Eye-witness Account
THIS LAND OD Greece
Our first glimpse of Greece, after a memorably unpleasant trip from Egypt, was of a range of snowclad mountains from which an icy wind was blowing. Soon afterwards steep green hills, pleasantly reminding us of our own New Zealand coast, came into view. Nestling among them, seeming to stretch for miles, were the red roofs and grey buildings of a big city upon which the snow-topped peaks looked down.
That city was Athens, surely one of the most beautiful in the world, with its wide clean streets, tree-lined boulevards, lovely parks, and beautiful gardens. Our welcome was a warm one. There were smiling faces everywhere. Crowds cheered and waved, some threw flowers into our trucks, others shouted greetings. On all sides the cry was “ English ! Welcome ! ”
We camped for a time among the trees and shrubs of a fine hill country park close to the city and not very far from the snow-line. I was lucky enough to be granted leave on the first evening. The first visit to a strange city in a foreign land during a black-out was to me a bewildering, but pleasing experience.
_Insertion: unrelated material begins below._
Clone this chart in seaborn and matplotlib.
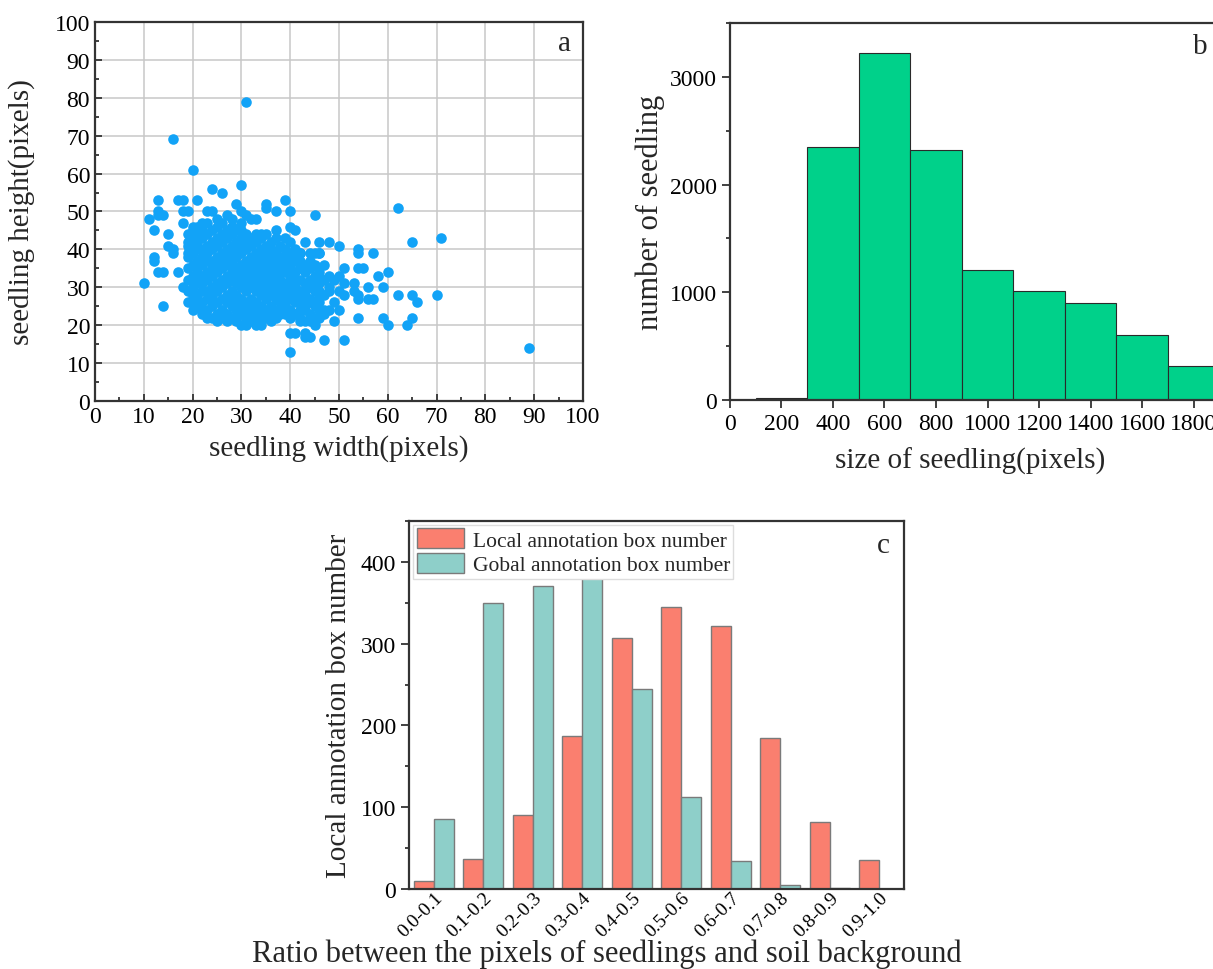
import matplotlib
matplotlib.use("Agg")
import matplotlib.pyplot as plt
from matplotlib.ticker import MultipleLocator
import seaborn as sns
import pandas as pd

# --- panel a: seedling width / height (pixels) ---
sparse_width = [10, 11, 12, 12, 12, 13, 13, 13, 13, 14, 14, 14, 15, 15, 16, 16, 16,
                17, 17, 18, 18, 18, 18, 19, 19, 19, 20, 20, 20, 20, 20, 21, 21, 22, 22,
                23, 23, 24, 24, 24, 25, 25, 26, 26, 27, 28, 29, 29, 30, 30, 30, 31, 31, 31,
                32, 33, 34, 34, 35, 35, 36, 37, 37, 38, 39, 39, 40, 40, 40, 40,
                41, 41, 42, 42, 43, 43, 43, 44, 44, 45, 45, 45, 46, 46, 46, 47, 47, 47, 47,
                48, 48, 48, 48, 49, 50, 50, 50, 51, 51, 51, 51, 53, 53, 54, 54, 54, 54, 54, 54, 55, 56, 56,
                57, 57, 58, 59, 59, 60, 60, 62, 62, 64, 65, 65, 65, 66, 70, 71, 89,
                41, 41, 42, 42, 43, 43, 43, 44, 44, 44, 45, 45, 45, 46, 46, 46, 47, 47, 48, 49, 49, 50, 42, 44, 46]
sparse_height = [31, 48, 45, 38, 37, 53, 50, 49, 34, 49, 34, 25, 44, 41, 69, 40, 39,
                 53, 34, 53, 50, 47, 30, 50, 41, 39, 61, 46, 45, 28, 26, 53, 27, 47, 24,
                 50, 22, 56, 50, 27, 48, 21, 55, 24, 49, 46, 52, 22, 57, 50, 45, 79, 49, 20,
                 48, 48, 44, 20, 52, 51, 21, 50, 45, 23, 53, 43, 50, 46, 18, 13,
                 45, 18, 39, 21, 42, 18, 17, 17, 21, 49, 39, 20, 42, 39, 29, 36, 32, 24, 16,
                 42, 33, 29, 24, 21, 41, 33, 24, 35, 31, 28, 16, 31, 29, 40, 39, 35, 28, 27, 22, 35, 30, 27,
                 39, 27, 33, 30, 22, 34, 20, 51, 28, 20, 42, 28, 22, 26, 28, 43, 14,
                 40, 38, 36, 26, 35, 29, 25, 37, 31, 27, 33, 30, 25, 34, 26, 22, 28, 23, 30, 32, 26, 29, 39, 39, 39]

# dense core of the cloud, one list of heights per width column
core_columns = [19, 20, 21, 22, 23, 24, 25, 26, 27, 28, 29, 30, 31, 32,
                33, 34, 35, 36, 37, 38, 39, 40, 41, 42, 43, 44, 45, 46]
core_heights = [
    [26, 29, 32, 35, 38, 42, 44],
    [24, 27, 30, 33, 36, 39, 41, 43],
    [25, 28, 31, 34, 37, 40, 42, 44, 46],
    [23, 26, 29, 31, 33, 36, 38, 40, 43, 45],
    [24, 27, 29, 32, 34, 37, 39, 41, 44, 47],
    [22, 25, 28, 30, 33, 35, 37, 40, 42, 45],
    [23, 26, 29, 31, 34, 36, 38, 41, 43, 46],
    [22, 24, 27, 30, 32, 35, 37, 39, 42, 44, 47],
    [21, 23, 26, 28, 31, 33, 36, 38, 40, 43, 45],
    [22, 25, 27, 29, 32, 34, 37, 39, 41, 44, 46, 48],
    [21, 24, 26, 28, 31, 33, 35, 38, 40, 42, 45],
    [20, 23, 25, 27, 30, 32, 34, 36, 39, 41, 43, 47],
    [22, 24, 26, 29, 31, 33, 35, 37, 40, 42, 44],
    [21, 23, 25, 27, 30, 32, 34, 36, 38, 41, 43],
    [20, 22, 24, 26, 29, 31, 33, 35, 37, 39, 42, 44],
    [21, 23, 25, 28, 30, 32, 34, 36, 38, 40, 43],
    [22, 24, 27, 29, 31, 33, 35, 37, 39, 41, 44],
    [23, 25, 28, 30, 32, 34, 36, 38, 40, 42],
    [22, 24, 27, 29, 31, 33, 35, 37, 39, 43],
    [24, 26, 28, 30, 32, 34, 36, 38, 41],
    [23, 25, 27, 29, 31, 34, 36, 38, 40],
    [22, 24, 27, 29, 31, 33, 35, 37, 39, 42],
    [23, 26, 28, 30, 32, 34, 37, 39],
    [22, 24, 27, 29, 32, 35, 37],
    [21, 24, 26, 28, 31, 34, 36],
    [23, 26, 30, 32, 35],
    [22, 26, 29, 31, 36],
    [24, 28, 31, 33],
]

# --- panel b: size histogram ---
bin_edges = [100, 300, 500, 700, 900, 1100, 1300, 1500, 1700, 1900]
bin_counts = [15, 2350, 3220, 2320, 1210, 1010, 905, 600, 320]
size_ticks = [0, 200, 400, 600, 800, 1000, 1200, 1400, 1600, 1800]

# --- panel c: ratio of seedling pixels to soil background ---
ratio_bins = ["0.0-0.1", "0.1-0.2", "0.2-0.3", "0.3-0.4", "0.4-0.5",
              "0.5-0.6", "0.6-0.7", "0.7-0.8", "0.8-0.9", "0.9-1.0"]
local_boxes = [10, 37, 90, 187, 307, 345, 322, 185, 82, 35]
global_boxes = [85, 350, 371, 380, 245, 112, 34, 5, 1, 0]

sns.set_style("ticks")
plt.rcParams['font.family'] = ['Liberation Serif', 'DejaVu Serif']
plt.rcParams['axes.edgecolor'] = '#333333'
plt.rcParams['axes.linewidth'] = 1.6
plt.rcParams['xtick.color'] = '#333333'
plt.rcParams['ytick.color'] = '#333333'
plt.rcParams['xtick.labelcolor'] = 'black'
plt.rcParams['ytick.labelcolor'] = 'black'

fig = plt.figure(figsize=(12.13, 9.70), dpi=100)

# panel a
w_all, h_all = list(sparse_width), list(sparse_height)
for col, hs in zip(core_columns, core_heights):
    w_all += [col] * len(hs)
    h_all += hs
df_a = pd.DataFrame({"width": w_all, "height": h_all})

ax_a = fig.add_axes([0.0783, 0.5856, 0.4023, 0.3907])
sns.scatterplot(data=df_a, x="width", y="height", color="#12A3F7",
                s=58, linewidth=0, alpha=1, ax=ax_a)
ax_a.set_xlim(0, 100)
ax_a.set_ylim(0, 100)
ax_a.xaxis.set_major_locator(MultipleLocator(10))
ax_a.yaxis.set_major_locator(MultipleLocator(10))
ax_a.xaxis.set_minor_locator(MultipleLocator(5))
ax_a.yaxis.set_minor_locator(MultipleLocator(5))
ax_a.grid(True, which='major', color='#c8c8c8', linewidth=1.1)
ax_a.set_axisbelow(True)
ax_a.tick_params(which='both', direction='in', width=1.3, labelsize=17)
ax_a.tick_params(which='major', length=5)
ax_a.tick_params(which='minor', length=3)
ax_a.set_xlabel("seedling width(pixels)", fontsize=21, labelpad=5)
ax_a.set_ylabel("seedling height(pixels)", fontsize=21, labelpad=14)
ax_a.text(0.963, 0.945, "a", transform=ax_a.transAxes, fontsize=21,
          ha='center', va='center')

# panel b
centers = [(lo + hi) / 2 for lo, hi in zip(bin_edges[:-1], bin_edges[1:])]
ax_b = fig.add_axes([0.6018, 0.5866, 0.4246, 0.3887])
sns.histplot(x=centers, weights=bin_counts, bins=bin_edges, color="#00D18A",
             alpha=1, edgecolor='#2a2a2a', linewidth=0.8, ax=ax_b)
ax_b.set_xlim(0, 2000)
ax_b.set_ylim(0, 3500)
ax_b.set_xticks(size_ticks)
ax_b.yaxis.set_major_locator(MultipleLocator(1000))
ax_b.yaxis.set_minor_locator(MultipleLocator(500))
ax_b.tick_params(which='both', direction='out', width=1.3, labelsize=17)
ax_b.tick_params(which='major', length=6)
ax_b.tick_params(which='minor', length=3)
ax_b.set_xlabel("size of seedling(pixels)", fontsize=21)
ax_b.xaxis.set_label_coords(0.466, -0.125)
ax_b.set_ylabel("number of seedling", fontsize=22, labelpad=3)
ax_b.text(0.913, 0.94, "b", transform=ax_b.transAxes, fontsize=21,
          ha='center', va='center')

# panel c
df_c = pd.DataFrame({
    "ratio": ratio_bins * 2,
    "count": local_boxes + global_boxes,
    "series": ["Local annotation box number"] * len(ratio_bins)
              + ["Gobal annotation box number"] * len(ratio_bins),
})
ax_c = fig.add_axes([0.3372, 0.0825, 0.4081, 0.3794])
sns.barplot(data=df_c, x="ratio", y="count", hue="series",
            palette=["#FA7F6F", "#8ECFC9"], saturation=1, edgecolor='#7a7a7a',
            linewidth=1, width=0.8, ax=ax_c)
ax_c.set_ylim(0, 450)
ax_c.yaxis.set_major_locator(MultipleLocator(100))
ax_c.yaxis.set_minor_locator(MultipleLocator(50))
ax_c.tick_params(axis='y', which='both', direction='out', width=1.3, labelsize=17)
ax_c.tick_params(axis='y', which='major', length=6)
ax_c.tick_params(axis='y', which='minor', length=3)
ax_c.tick_params(axis='x', length=0, labelsize=14, pad=0)
plt.setp(ax_c.get_xticklabels(), rotation=45, ha='right', rotation_mode='anchor')
ax_c.set_xlabel("Ratio between the pixels of seedlings and soil background", fontsize=22)
ax_c.xaxis.set_label_coords(0.40, -0.135)
ax_c.set_ylabel("Local annotation box number", fontsize=21, labelpad=6)
leg = ax_c.legend(loc='upper left', fontsize=15.5, handlelength=2.2, handleheight=1.05,
                  borderaxespad=0.2, borderpad=0.15, labelspacing=0.1,
                  handletextpad=0.4, fancybox=False, edgecolor='#dddddd', framealpha=1)
ax_c.text(0.958, 0.935, "c", transform=ax_c.transAxes, fontsize=21,
          ha='center', va='center')

fig.savefig("out.png", dpi=100)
Pleasing by reason of the warmth and genuineness of the welcome extended by the Greeks.
The profound darkness in which we found ourselves on stepping off a brightly lighted tram was at first alarming.
There seemed to be no streets, no buildings, no shops, no people, only a vast impenetrable blackness, throbbing and alive with all the myriad noises of a great city. Blinded, we stood for a moment to collect our scattered wits. Trams rattled and crashed, juggernaut shapes with eyes of green, red, blue, purple, or no eyes at all, loomed out of the darkness to pass with a whirr of gears and a rush of petrol laden air. These were motor-cars.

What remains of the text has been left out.